Handling Persistent Non-Payment Without Emotional Labour
Automated escalation removes the emotional burden from persistent non-payment situations. When payment remains outstanding beyond the standard reminder sequence, the system can automatically generate formal notifications, apply late payment charges where contractually agreed, and flag the account for personal intervention — but only after automated processes have been exhausted. This threshold approach reserves your personal energy and relationship capital for the small percentage of situations that genuinely require human involvement.
Documentation automation strengthens your position when personal intervention or formal collection becomes necessary. Every automated reminder, every payment notification, and every client response is logged automatically, creating a complete audit trail that supports collection efforts. This documentation would take hours to compile manually from email histories and records; the automated system produces it as a by-product of its normal operation.
Preventive measures reduce persistent non-payment over time. Automated credit checking during client onboarding, deposit requirements for new client relationships, and milestone-based billing that limits exposure on large projects all reduce the probability of encountering non-payment situations. Implementing a structured admin block using batch processing reduces total admin time by 35 to 45 per cent, and batch processing of the small number of accounts requiring personal collection attention is far more efficient than reactive, one-at-a-time chasing.

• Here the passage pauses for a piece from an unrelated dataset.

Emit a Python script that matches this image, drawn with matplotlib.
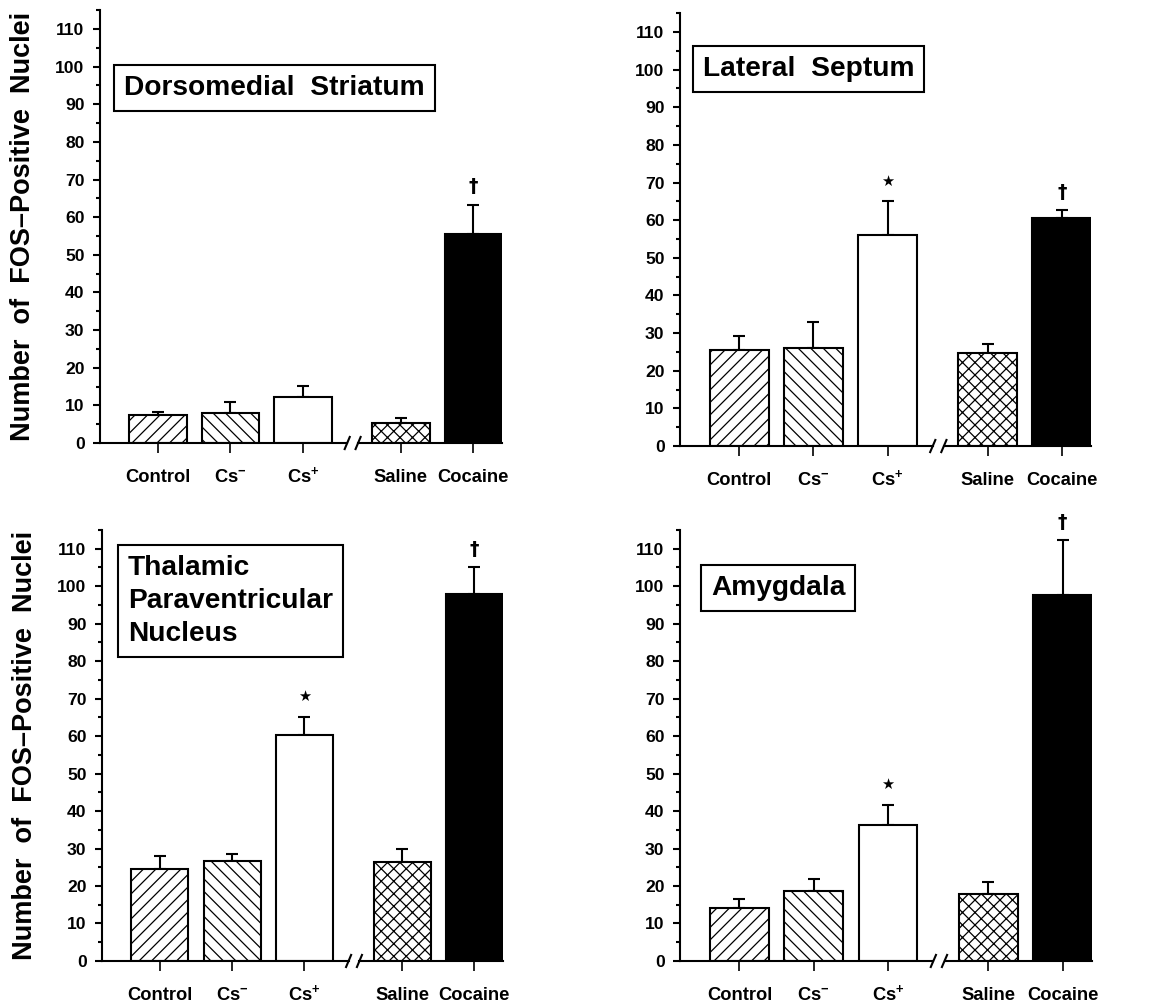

Measuring the Impact of Payment Automation
Track four metrics to quantify the impact of payment automation. Days sales outstanding — the average number of days between invoicing and payment receipt — should decrease by 20 to 40 per cent within the first quarter. Late payment rate — the percentage of invoices unpaid by their due date — should decrease by 30 to 50 per cent. Leader time on payment follow-up should decrease by 80 to 90 per cent. And cash flow predictability — the accuracy of weekly cash flow forecasts — should improve substantially as payment timing becomes more consistent.
Financial impact extends beyond the recovered hours. Faster payment improves working capital, reducing or eliminating the need for bridging finance. Consistent cash flow enables more confident investment decisions. Reduced write-offs from bad debt improve profitability. These financial benefits, whilst less visible than the time savings, often exceed them in total value — particularly for growing businesses where cash flow constraints limit expansion speed.
Client relationship quality, counter-intuitively, typically improves after payment automation. The emotionally charged personal follow-up is replaced by professional, consistent, impersonal reminders that clients find less confrontational. The business owner, freed from the resentment that manual chasing produces, engages with clients about service quality and future opportunities rather than overdue invoices. The relationship shifts from creditor-debtor dynamic to professional partnership, benefiting both parties and supporting long-term retention.
Key Takeaway
The invoice chase consumes hours of leadership time, emotional energy, and cognitive capacity on pursuing money already earned. Automating payment collection through systematic invoicing, pre-due-date reminders, friction-reducing payment methods, and escalation workflows recovers five or more hours weekly, reduces late payments by 30 to 50 per cent, and transforms cash flow management from a reactive burden into a self-operating system.